North MSP asks Government what action they are taking to protect bats
26th September 2016
A 2013 study in the Wildlife Society Bulletin estimated that wind turbines inadvertently kill many bats a year across the UK alone.
Conservationists believe bats ,which are a protected species, are dying while hunting insects that are attracted by the heat generated by turbine blades. They have suggested that even if the bats avoid the turbines, the change in pressure created by the spinning blades is capable of bursting their lungs. This condition is called barotrauma.
Having been contacted by a constituent who raised this issue, David Stewart MSP, tabled a Parliamentary Question asking the Scottish Government what action they were taking to prevent the large number of bat deaths in Scotland caused by the condition known as barotrauma?

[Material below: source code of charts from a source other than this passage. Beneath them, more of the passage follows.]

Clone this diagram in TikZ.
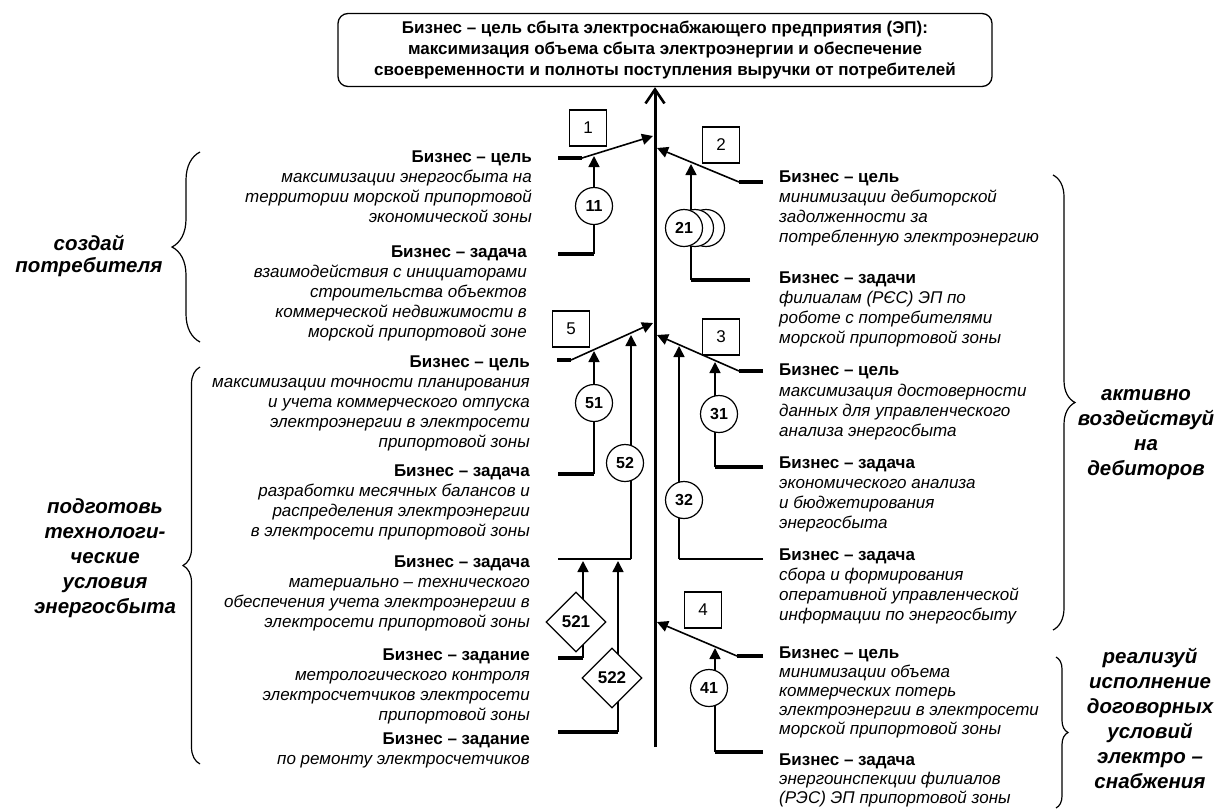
\documentclass[tikz,border=0pt]{standalone}
\usepackage{fontspec}
\setmainfont{Liberation Sans}
\usetikzlibrary{arrows.meta,shapes.geometric,decorations.pathreplacing}

\begin{document}
\begin{tikzpicture}[
    x=1pt, y=-1pt,
    mainaxis/.style={line width=3pt, -{Straight Barb[length=14pt,width=19pt,line width=2.6pt]}},
    arrowlink/.style={line width=1.6pt, -{Triangle[length=11pt,width=11pt]}},
    linkline/.style={line width=1.6pt},
    stub/.style={line width=3.4pt},
    numbox/.style={draw, line width=1.2pt, minimum width=37pt, minimum height=36pt, inner sep=0pt, font=\fontsize{17}{17}\selectfont},
    numcircle/.style={circle, draw, fill=white, line width=1.2pt, minimum size=37pt, inner sep=0pt, font=\fontsize{16}{16}\selectfont\bfseries},
    numdiamond/.style={diamond, aspect=1, draw, fill=white, line width=1.2pt, minimum size=60pt, inner sep=0pt, font=\fontsize{17}{17}\selectfont\bfseries},
    lefttext/.style={anchor=north east, align=right, inner sep=0pt, font=\fontsize{17}{20}\selectfont\itshape},
    righttext/.style={anchor=north west, align=left, inner sep=0pt, font=\fontsize{17}{20}\selectfont\itshape},
    grouptext/.style={align=center, inner sep=0pt, font=\fontsize{20.5}{25}\selectfont\bfseries\itshape},
    curly/.style={decorate, decoration={brace, amplitude=#1}, line width=1.2pt}
]
\useasboundingbox (0,0) rectangle (1222,809);

% Главная цель
\node[draw, rounded corners=10pt, line width=1.3pt, minimum width=654pt, minimum height=73pt,
      align=center, font=\fontsize{17}{21}\selectfont\bfseries] (goal) at (665,50)
  {Бизнес – цель сбыта электроснабжающего предприятия (ЭП):\\
   максимизация объема сбыта электроэнергии и обеспечение\\
   своевременности и полноты поступления выручки от потребителей};

% Ось
\coordinate (base) at (655,747);
\draw[mainaxis] (base) -- (base |- goal.south);

% Цель 1 и задача 11
\coordinate (c1a) at (558,158);
\coordinate (c1b) at (582,158);
\coordinate (c1z) at (653,136);
\draw[stub] (c1a) -- (c1b);
\draw[arrowlink] (c1b) -- (c1z);
\node[numbox] (n1) at (588,128) {1};
\coordinate (z11a) at (558,254);
\coordinate (z11) at (594,254);
\coordinate (e11) at (594,156);
\draw[stub] (z11a) -- (z11);
\draw[arrowlink] (z11) -- (e11);
\node[numcircle] (k11) at (594,206) {11};

% Цель 2 и задачи 21
\coordinate (c2a) at (763,182);
\coordinate (c2b) at (739,182);
\coordinate (c2z) at (657,148);
\draw[stub] (c2a) -- (c2b);
\draw[arrowlink] (c2b) -- (c2z);
\node[numbox] (n2) at (721,145) {2};
\coordinate (z21a) at (750,280);
\coordinate (z21) at (691,280);
\coordinate (e21) at (691,164);
\draw[stub] (z21a) -- (z21);
\draw[arrowlink] (z21) -- (e21);
\node[numcircle] (k21c) at (706,228) {};
\node[numcircle] (k21b) at (695,228) {};
\node[numcircle] (k21) at (684,228) {21};

% Цель 5 и задачи 51, 52
\coordinate (c5a) at (557,360);
\coordinate (c5b) at (571,360);
\coordinate (c5z) at (653,323);
\draw[stub] (c5a) -- (c5b);
\draw[arrowlink] (c5b) -- (c5z);
\node[numbox] (n5) at (571,329) {5};
\coordinate (z51a) at (558,474);
\coordinate (z51) at (594,474);
\coordinate (e51) at (594,351);
\draw[stub] (z51a) -- (z51);
\draw[arrowlink] (z51) -- (e51);
\node[numcircle] (k51) at (594,403) {51};
\coordinate (z52a) at (558,559);
\coordinate (z52) at (631,559);
\coordinate (e52) at (631,335);
\draw[linkline] (z52a) -- (z52);
\draw[arrowlink] (z52) -- (e52);
\node[numcircle] (k52) at (625,463) {52};

% Задания 521, 522
\coordinate (z521a) at (558,658);
\coordinate (z521) at (583,658);
\coordinate (e521) at (583,561);
\draw[stub] (z521a) -- (z521);
\draw[arrowlink] (z521) -- (e521);
\node[numdiamond] (d521) at (576,622) {521};
\coordinate (z522a) at (558,732);
\coordinate (z522) at (618,732);
\coordinate (e522) at (618,561);
\draw[stub] (z522a) -- (z522);
\draw[arrowlink] (z522) -- (e522);
\node[numdiamond] (d522) at (612,678) {522};

% Цель 3 и задачи 31, 32
\coordinate (c3a) at (763,371);
\coordinate (c3b) at (739,371);
\coordinate (c3z) at (657,335);
\draw[stub] (c3a) -- (c3b);
\draw[arrowlink] (c3b) -- (c3z);
\node[numbox] (n3) at (721,337) {3};
\coordinate (z31a) at (763,467);
\coordinate (z31) at (715,467);
\coordinate (e31) at (715,362);
\draw[stub] (z31a) -- (z31);
\draw[arrowlink] (z31) -- (e31);
\node[numcircle] (k31) at (719,414) {31};
\coordinate (z32a) at (763,559);
\coordinate (z32) at (679,559);
\coordinate (e32) at (679,346);
\draw[linkline] (z32a) -- (z32);
\draw[arrowlink] (z32) -- (e32);
\node[numcircle] (k32) at (684,500) {32};

% Цель 4 и задача 41
\coordinate (c4a) at (763,656);
\coordinate (c4b) at (737,656);
\coordinate (c4z) at (657,622);
\draw[stub] (c4a) -- (c4b);
\draw[arrowlink] (c4b) -- (c4z);
\node[numbox] (n4) at (703,610) {4};
\coordinate (z41a) at (763,752);
\coordinate (z41) at (715,752);
\coordinate (e41) at (715,648);
\draw[stub] (z41a) -- (z41);
\draw[arrowlink] (z41) -- (e41);
\node[numcircle] (k41) at (709,688) {41};

% Тексты слева
\node[lefttext] (t1) at (532,151) {{\upshape\bfseries Бизнес – цель}\\максимизации энергосбыта на\\территории морской припортовой\\экономической зоны};
\node[lefttext] (t11) at (527,246) {{\upshape\bfseries Бизнес – задача}\\взаимодействия с инициаторами\\строительства объектов\\коммерческой недвижимости в\\морской припортовой зоне};
\node[lefttext] (t5) at (530,356) {{\upshape\bfseries Бизнес – цель}\\максимизации точности планирования\\и учета коммерческого отпуска\\электроэнергии в электросети\\припортовой зоны};
\node[lefttext] (t51) at (530,465) {{\upshape\bfseries Бизнес – задача}\\разработки месячных балансов и\\распределения электроэнергии\\в электросети припортовой зоны};
\node[lefttext] (t52) at (530,556) {{\upshape\bfseries Бизнес – задача}\\материально – технического\\обеспечения учета электроэнергии в\\электросети припортовой зоны};
\node[lefttext] (t521) at (530,649) {{\upshape\bfseries Бизнес – задание}\\метрологического контроля\\электросчетчиков электросети\\припортовой зоны};
\node[lefttext] (t522) at (530,733) {{\upshape\bfseries Бизнес – задание}\\по ремонту электросчетчиков};

% Тексты справа
\node[righttext] (t2) at (779,171) {{\upshape\bfseries Бизнес – цель}\\минимизации дебиторской\\задолженности за\\потребленную электроэнергию};
\node[righttext] (t21) at (779,272) {{\upshape\bfseries Бизнес – задачи}\\филиалам (РЄС) ЭП по\\роботе с потребителями\\морской припортовой зоны};
\node[righttext] (t3) at (779,364) {{\upshape\bfseries Бизнес – цель}\\[1pt]максимизация достоверности\\данных для управленческого\\анализа энергосбыта};
\node[righttext] (t31) at (779,457) {{\upshape\bfseries Бизнес – задача}\\экономического анализа\\и бюджетирования\\энергосбыта};
\node[righttext] (t32) at (779,549) {{\upshape\bfseries Бизнес – задача}\\сбора и формирования\\оперативной управленческой\\информации по энергосбыту};
\node[righttext] (t4) at (779,647) {{\upshape\bfseries Бизнес – цель}\\[-1pt]минимизации объема\\[-1pt]коммерческих потерь\\[-1pt]электроэнергии в электросети\\[-1pt]морской припортовой зоны};
\node[righttext] (t41) at (779,754) {{\upshape\bfseries Бизнес – задача}\\[-1pt]энергоинспекции филиалов\\[-1pt](РЭС) ЭП припортовой зоны};

% Фигурные скобки
\draw[curly=28pt] (200,342) -- (200,152);
\draw[curly=17pt] (200,764) -- (200,367);
\draw[curly=22pt] (1053,175) -- (1053,630);
\draw[curly=12pt] (1056,657) -- (1056,808);

% Подписи групп
\node[grouptext] (g1) at (89,256) {создай\\[-3pt]потребителя};
\node[grouptext] (g2) at (105,558) {подготовь\\технологи-\\ческие\\условия\\энергосбыта};
\node[grouptext] (g3) at (1146,435) {активно\\воздействуй\\на\\дебиторов};
\node[grouptext] (g4) at (1150,718) {реализуй\\исполнение\\договорных\\условий\\электро –\\снабжения};

\end{tikzpicture}
\end{document}
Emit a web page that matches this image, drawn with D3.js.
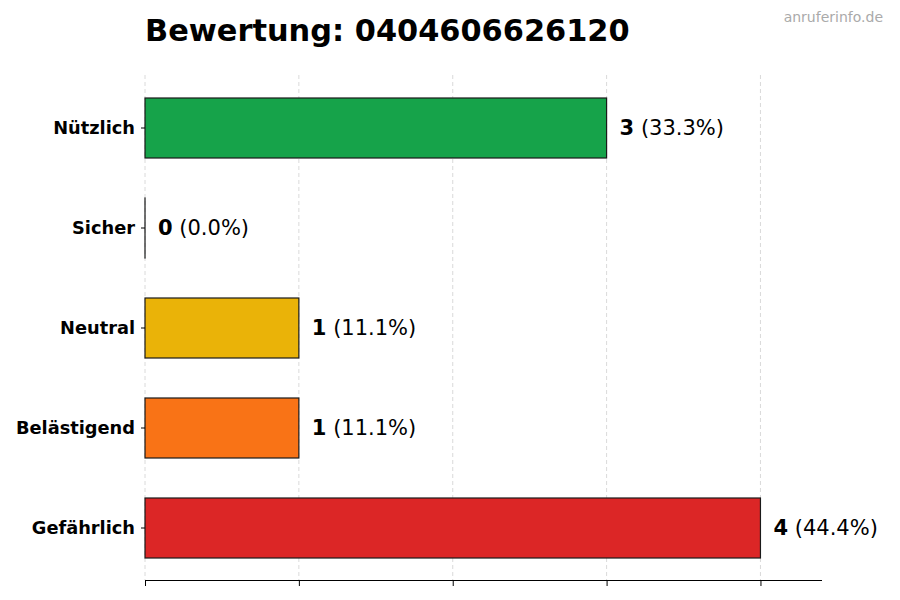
<!DOCTYPE html>
<html><head><meta charset="utf-8">
<script src="https://cdn.jsdelivr.net/npm/d3@7"></script>
<style>body{margin:0;background:#fff}svg{font-family:"DejaVu Sans",sans-serif}</style>
</head><body>
<svg id="c" width="900" height="600"></svg>
<script>
const categories = ["Nützlich","Sicher","Neutral","Belästigend","Gefährlich"];
const counts = [3,0,1,1,4];
const percents = ["33.3%","0.0%","11.1%","11.1%","44.4%"];
const colors = ["#16a34a","#3b82f6","#eab308","#f97316","#dc2626"];
const xTicks = [0,1,2,3,4];
const titleText = "Bewertung: 0404606626120";
const watermark = "anruferinfo.de";

(function(){
const svg = d3.select("#c");
const mLeft = 145, mRight = 822, mTop = 78, mBottom = 578, axisY = 580;
const x = d3.scaleLinear().domain([0,4.4]).range([mLeft,mRight]);
const y = d3.scaleBand().domain(categories).range([mTop,mBottom]).paddingInner(0.4).paddingOuter(0.2);

svg.append("g").selectAll("line").data(xTicks).join("line")
  .attr("x1",d=>x(d)).attr("x2",d=>x(d)).attr("y1",75).attr("y2",axisY)
  .attr("stroke","#d0d0d0").attr("stroke-width",0.8).attr("stroke-dasharray","4,3");

svg.append("g").selectAll("rect").data(categories).join("rect")
  .attr("x",x(0)).attr("y",d=>y(d)).attr("height",y.bandwidth())
  .attr("width",(d,i)=>Math.max(x(counts[i])-x(0),0.01))
  .attr("fill",(d,i)=>colors[i]).attr("stroke","#1a1a1a").attr("stroke-width",1.2);

const lab = svg.append("g").selectAll("text").data(categories).join("text")
  .attr("x",(d,i)=>x(counts[i])+13).attr("y",d=>y(d)+y.bandwidth()/2)
  .attr("dy","0.35em").attr("font-size","21px").attr("fill","#000");
lab.append("tspan").attr("font-weight","bold").text((d,i)=>counts[i]);
lab.append("tspan").text((d,i)=>" ("+percents[i]+")");

const ya = svg.append("g").attr("transform",`translate(${mLeft},0)`)
  .call(d3.axisLeft(y).tickSize(4).tickPadding(6));
ya.select(".domain").remove();
ya.selectAll("text").attr("font-size","17.8px").attr("font-weight","bold")
  .attr("font-family","DejaVu Sans").attr("fill","#000");
ya.selectAll("line").attr("stroke","#000");

const xa = svg.append("g").attr("transform",`translate(0,${axisY})`)
  .call(d3.axisBottom(x).tickValues(xTicks).tickSize(6).tickFormat(""));
xa.select(".domain").attr("d",`M${mLeft},0.5H${mRight}`).attr("stroke","#000").attr("stroke-width",1.2);
xa.selectAll("line").attr("stroke","#000");

svg.append("text").attr("x",145).attr("y",41).attr("font-size","30.4px").attr("font-weight","bold")
  .attr("fill","#000").text(titleText);
svg.append("text").attr("x",883).attr("y",22).attr("text-anchor","end").attr("font-size","14px")
  .attr("fill","#aaaaaa").text(watermark);
})();
</script>
</body></html>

David Stewart speaking about this issue said " When I was first approached about this matter, I was unaware that a lot of bat deaths were being caused by the condition barotrauma. I, like many assumed that wildlife, mainly birds and bats, were being killed by the spinning wind turbine blades, but barotrauma causes the bats lungs to pop due to the speed at which they turn. Some blade tips apparently can spin at 200 miles per hour."
"There are bats with no broken bones or other evidence of blunt trauma, that have pulmonary and middle ear haemorrhages which implies that they had suffered barotrauma. Considering that bats are a protected species and this issue having been raised with me, prompted me to ask the Government what action they were taking to address this matter."
David Stewart concluded " A simple fix may well be the fixing of ultrasonic boom boxes to windfarms. Bats use echolocation to navigate, so if boom boxes were affixed to windfarms this may well repel the bats from coming too close."
Scotland has nine species of bat, the most common of which is the pipistrelle, which is just 2in long.